The exercise
The data below should be printed in full, exactly, and without any of its images.

###

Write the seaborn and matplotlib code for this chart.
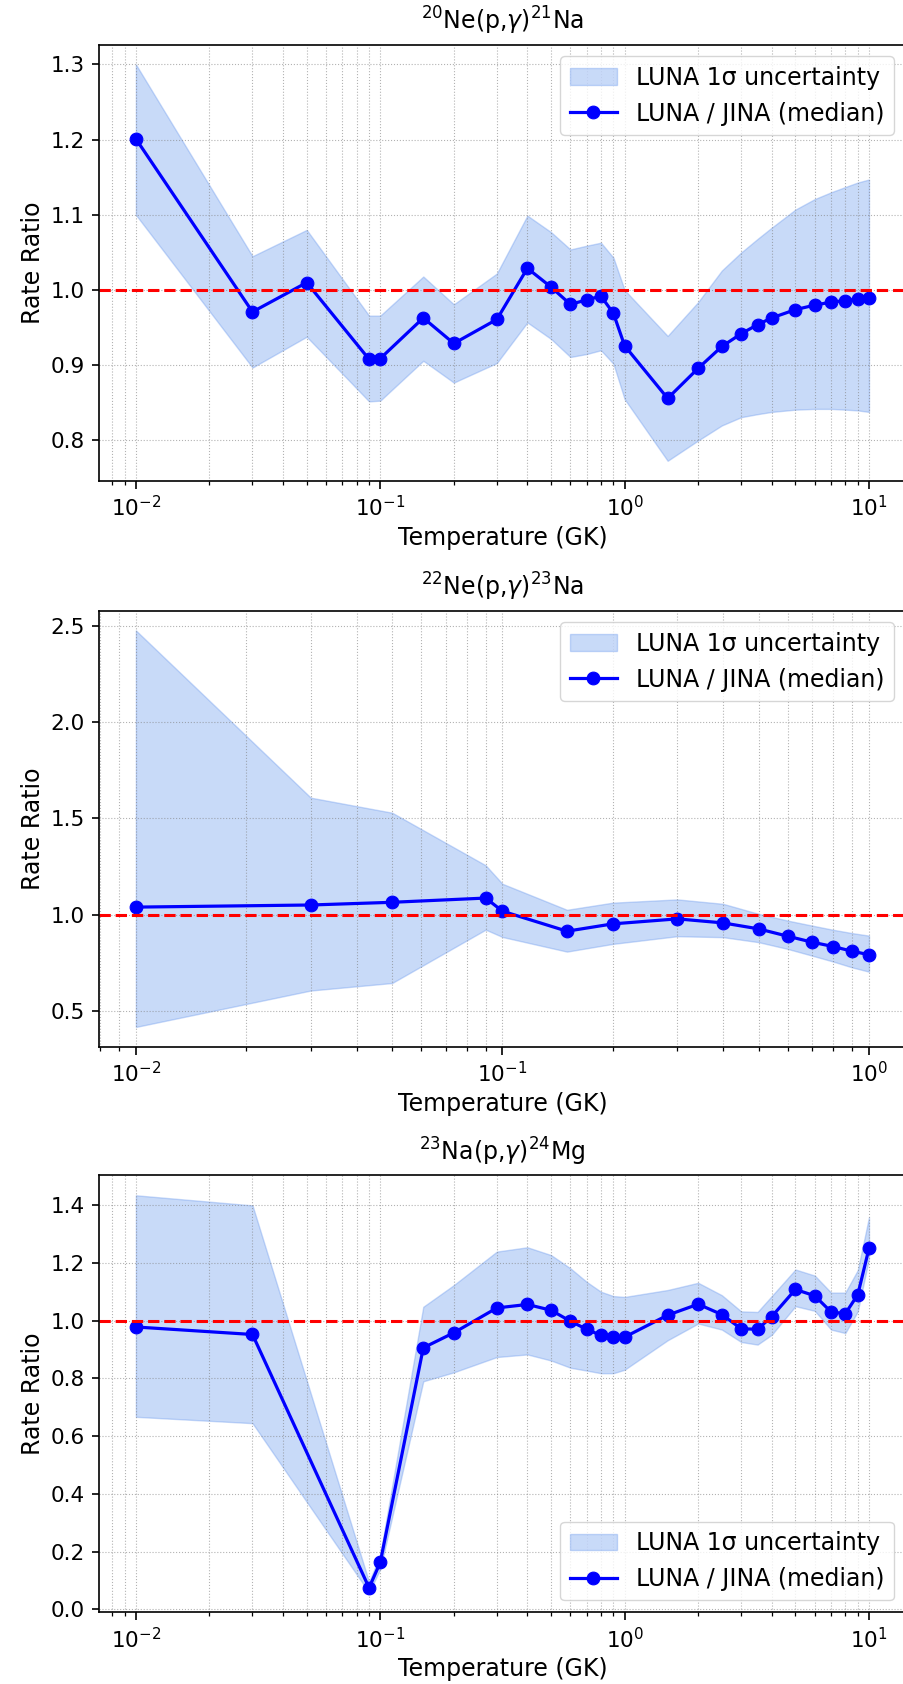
import numpy as np
import pandas as pd
import matplotlib
matplotlib.use('Agg')
import matplotlib.pyplot as plt
import seaborn as sns

# 20Ne(p,g)21Na
T1 = [0.01, 0.03, 0.05, 0.09, 0.1, 0.15, 0.2, 0.3, 0.4, 0.5, 0.6, 0.7, 0.8, 0.9, 1.0,
      1.5, 2.0, 2.5, 3.0, 3.5, 4.0, 5.0, 6.0, 7.0, 8.0, 9.0, 10.0]
med1 = [1.201, 0.971, 1.010, 0.908, 0.909, 0.963, 0.929, 0.961, 1.029, 1.004, 0.981, 0.987, 0.992, 0.969, 0.926,
        0.856, 0.896, 0.925, 0.942, 0.954, 0.963, 0.974, 0.980, 0.984, 0.986, 0.988, 0.990]
lo1 = [1.100, 0.897, 0.938, 0.852, 0.853, 0.906, 0.877, 0.903, 0.957, 0.935, 0.911, 0.915, 0.920, 0.902, 0.855,
       0.773, 0.800, 0.820, 0.831, 0.835, 0.838, 0.841, 0.842, 0.842, 0.841, 0.840, 0.838]
hi1 = [1.300, 1.045, 1.080, 0.966, 0.966, 1.018, 0.981, 1.022, 1.099, 1.077, 1.054, 1.059, 1.063, 1.043, 1.000,
       0.939, 0.984, 1.026, 1.050, 1.068, 1.083, 1.107, 1.121, 1.130, 1.137, 1.143, 1.147]

# 22Ne(p,g)23Na
T2 = [0.01, 0.03, 0.05, 0.09, 0.1, 0.15, 0.2, 0.3, 0.4, 0.5, 0.6, 0.7, 0.8, 0.9, 1.0]
med2 = [1.040, 1.051, 1.065, 1.087, 1.019, 0.915, 0.953, 0.979, 0.958, 0.927, 0.889, 0.858, 0.835, 0.811, 0.793]
lo2 = [0.418, 0.607, 0.646, 0.923, 0.885, 0.809, 0.849, 0.889, 0.884, 0.858, 0.823, 0.788, 0.757, 0.727, 0.705]
hi2 = [2.476, 1.608, 1.530, 1.257, 1.161, 1.026, 1.063, 1.080, 1.057, 1.005, 0.970, 0.944, 0.922, 0.905, 0.892]

# 23Na(p,g)24Mg
T3 = [0.01, 0.03, 0.09, 0.1, 0.15, 0.2, 0.3, 0.4, 0.5, 0.6, 0.7, 0.8, 0.9, 1.0,
      1.5, 2.0, 2.5, 3.0, 3.5, 4.0, 5.0, 6.0, 7.0, 8.0, 9.0, 10.0]
med3 = [0.978, 0.952, 0.075, 0.163, 0.906, 0.958, 1.044, 1.056, 1.036, 0.998, 0.970, 0.949, 0.943, 0.943,
        1.019, 1.057, 1.021, 0.972, 0.970, 1.014, 1.108, 1.086, 1.030, 1.024, 1.090, 1.250]
lo3 = [0.667, 0.645, 0.059, 0.140, 0.790, 0.821, 0.874, 0.883, 0.862, 0.837, 0.827, 0.818, 0.818, 0.830,
       0.932, 0.990, 0.969, 0.926, 0.917, 0.951, 1.050, 1.034, 0.969, 0.957, 1.032, 1.216]
hi3 = [1.434, 1.399, 0.095, 0.190, 1.048, 1.123, 1.239, 1.254, 1.227, 1.181, 1.134, 1.100, 1.085, 1.082,
       1.106, 1.131, 1.088, 1.032, 1.030, 1.085, 1.177, 1.156, 1.097, 1.097, 1.175, 1.358]

titles = [r'$^{20}$Ne(p,$\gamma$)$^{21}$Na',
          r'$^{22}$Ne(p,$\gamma$)$^{23}$Na',
          r'$^{23}$Na(p,$\gamma$)$^{24}$Mg']
legend_locs = ['upper right', 'upper right', 'lower right']

panels = [(T1, med1, lo1, hi1), (T2, med2, lo2, hi2), (T3, med3, lo3, hi3)]

fig, axes = plt.subplots(3, 1, figsize=(9.04, 16.84), dpi=100)
# axes positions (left, bottom, width, height) in figure fraction
positions = [[0.1098, 0.7146, 0.892, 0.2589],
             [0.1098, 0.3784, 0.892, 0.2590],
             [0.1098, 0.0426, 0.892, 0.2594]]

for ax, (T, med, lo, hi), title, loc, pos in zip(axes, panels, titles, legend_locs, positions):
    ax.set_position(pos)
    df = pd.DataFrame({'T': T, 'median': med, 'lo': lo, 'hi': hi})
    ax.set_xscale('log')
    ax.fill_between(df['T'], df['lo'], df['hi'], color='cornflowerblue', alpha=0.35,
                    label='LUNA 1σ uncertainty')
    sns.lineplot(data=df, x='T', y='median', ax=ax, color='blue', marker='o',
                 markersize=9.2, markeredgecolor='blue', linewidth=2.3,
                 label='LUNA / JINA (median)')
    ax.axhline(1.0, color='red', linestyle='--', linewidth=2.2)
    ax.grid(True, which='both', linestyle=':', color='gray', alpha=0.6)
    ax.set_title(title, fontsize=17, pad=11)
    ax.set_xlabel('Temperature (GK)', fontsize=17)
    ax.set_ylabel('Rate Ratio', fontsize=17)
    ax.tick_params(axis='both', which='major', labelsize=15.5, length=5.4, width=1.2, pad=5)
    ax.tick_params(axis='both', which='minor', length=3.1, width=0.9)
    for sp in ax.spines.values():
        sp.set_linewidth(1.2)
    ax.legend(loc=loc, fontsize=17)

fig.savefig('out.png', dpi=100)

###

Result
Write the seaborn and matplotlib code for this chart.
import numpy as np
import pandas as pd
import matplotlib
matplotlib.use('Agg')
import matplotlib.pyplot as plt
import seaborn as sns

# 20Ne(p,g)21Na
T1 = [0.01, 0.03, 0.05, 0.09, 0.1, 0.15, 0.2, 0.3, 0.4, 0.5, 0.6, 0.7, 0.8, 0.9, 1.0,
      1.5, 2.0, 2.5, 3.0, 3.5, 4.0, 5.0, 6.0, 7.0, 8.0, 9.0, 10.0]
med1 = [1.201, 0.971, 1.010, 0.908, 0.909, 0.963, 0.929, 0.961, 1.029, 1.004, 0.981, 0.987, 0.992, 0.969, 0.926,
        0.856, 0.896, 0.925, 0.942, 0.954, 0.963, 0.974, 0.980, 0.984, 0.986, 0.988, 0.990]
lo1 = [1.100, 0.897, 0.938, 0.852, 0.853, 0.906, 0.877, 0.903, 0.957, 0.935, 0.911, 0.915, 0.920, 0.902, 0.855,
       0.773, 0.800, 0.820, 0.831, 0.835, 0.838, 0.841, 0.842, 0.842, 0.841, 0.840, 0.838]
hi1 = [1.300, 1.045, 1.080, 0.966, 0.966, 1.018, 0.981, 1.022, 1.099, 1.077, 1.054, 1.059, 1.063, 1.043, 1.000,
       0.939, 0.984, 1.026, 1.050, 1.068, 1.083, 1.107, 1.121, 1.130, 1.137, 1.143, 1.147]

# 22Ne(p,g)23Na
T2 = [0.01, 0.03, 0.05, 0.09, 0.1, 0.15, 0.2, 0.3, 0.4, 0.5, 0.6, 0.7, 0.8, 0.9, 1.0]
med2 = [1.040, 1.051, 1.065, 1.087, 1.019, 0.915, 0.953, 0.979, 0.958, 0.927, 0.889, 0.858, 0.835, 0.811, 0.793]
lo2 = [0.418, 0.607, 0.646, 0.923, 0.885, 0.809, 0.849, 0.889, 0.884, 0.858, 0.823, 0.788, 0.757, 0.727, 0.705]
hi2 = [2.476, 1.608, 1.530, 1.257, 1.161, 1.026, 1.063, 1.080, 1.057, 1.005, 0.970, 0.944, 0.922, 0.905, 0.892]

# 23Na(p,g)24Mg
T3 = [0.01, 0.03, 0.09, 0.1, 0.15, 0.2, 0.3, 0.4, 0.5, 0.6, 0.7, 0.8, 0.9, 1.0,
      1.5, 2.0, 2.5, 3.0, 3.5, 4.0, 5.0, 6.0, 7.0, 8.0, 9.0, 10.0]
med3 = [0.978, 0.952, 0.075, 0.163, 0.906, 0.958, 1.044, 1.056, 1.036, 0.998, 0.970, 0.949, 0.943, 0.943,
        1.019, 1.057, 1.021, 0.972, 0.970, 1.014, 1.108, 1.086, 1.030, 1.024, 1.090, 1.250]
lo3 = [0.667, 0.645, 0.059, 0.140, 0.790, 0.821, 0.874, 0.883, 0.862, 0.837, 0.827, 0.818, 0.818, 0.830,
       0.932, 0.990, 0.969, 0.926, 0.917, 0.951, 1.050, 1.034, 0.969, 0.957, 1.032, 1.216]
hi3 = [1.434, 1.399, 0.095, 0.190, 1.048, 1.123, 1.239, 1.254, 1.227, 1.181, 1.134, 1.100, 1.085, 1.082,
       1.106, 1.131, 1.088, 1.032, 1.030, 1.085, 1.177, 1.156, 1.097, 1.097, 1.175, 1.358]

titles = [r'$^{20}$Ne(p,$\gamma$)$^{21}$Na',
          r'$^{22}$Ne(p,$\gamma$)$^{23}$Na',
          r'$^{23}$Na(p,$\gamma$)$^{24}$Mg']
legend_locs = ['upper right', 'upper right', 'lower right']

panels = [(T1, med1, lo1, hi1), (T2, med2, lo2, hi2), (T3, med3, lo3, hi3)]

fig, axes = plt.subplots(3, 1, figsize=(9.04, 16.84), dpi=100)
# axes positions (left, bottom, width, height) in figure fraction
positions = [[0.1098, 0.7146, 0.892, 0.2589],
             [0.1098, 0.3784, 0.892, 0.2590],
             [0.1098, 0.0426, 0.892, 0.2594]]

for ax, (T, med, lo, hi), title, loc, pos in zip(axes, panels, titles, legend_locs, positions):
    ax.set_position(pos)
    df = pd.DataFrame({'T': T, 'median': med, 'lo': lo, 'hi': hi})
    ax.set_xscale('log')
    ax.fill_between(df['T'], df['lo'], df['hi'], color='cornflowerblue', alpha=0.35,
                    label='LUNA 1σ uncertainty')
    sns.lineplot(data=df, x='T', y='median', ax=ax, color='blue', marker='o',
                 markersize=9.2, markeredgecolor='blue', linewidth=2.3,
                 label='LUNA / JINA (median)')
    ax.axhline(1.0, color='red', linestyle='--', linewidth=2.2)
    ax.grid(True, which='both', linestyle=':', color='gray', alpha=0.6)
    ax.set_title(title, fontsize=17, pad=11)
    ax.set_xlabel('Temperature (GK)', fontsize=17)
    ax.set_ylabel('Rate Ratio', fontsize=17)
    ax.tick_params(axis='both', which='major', labelsize=15.5, length=5.4, width=1.2, pad=5)
    ax.tick_params(axis='both', which='minor', length=3.1, width=0.9)
    for sp in ax.spines.values():
        sp.set_linewidth(1.2)
    ax.legend(loc=loc, fontsize=17)

fig.savefig('out.png', dpi=100)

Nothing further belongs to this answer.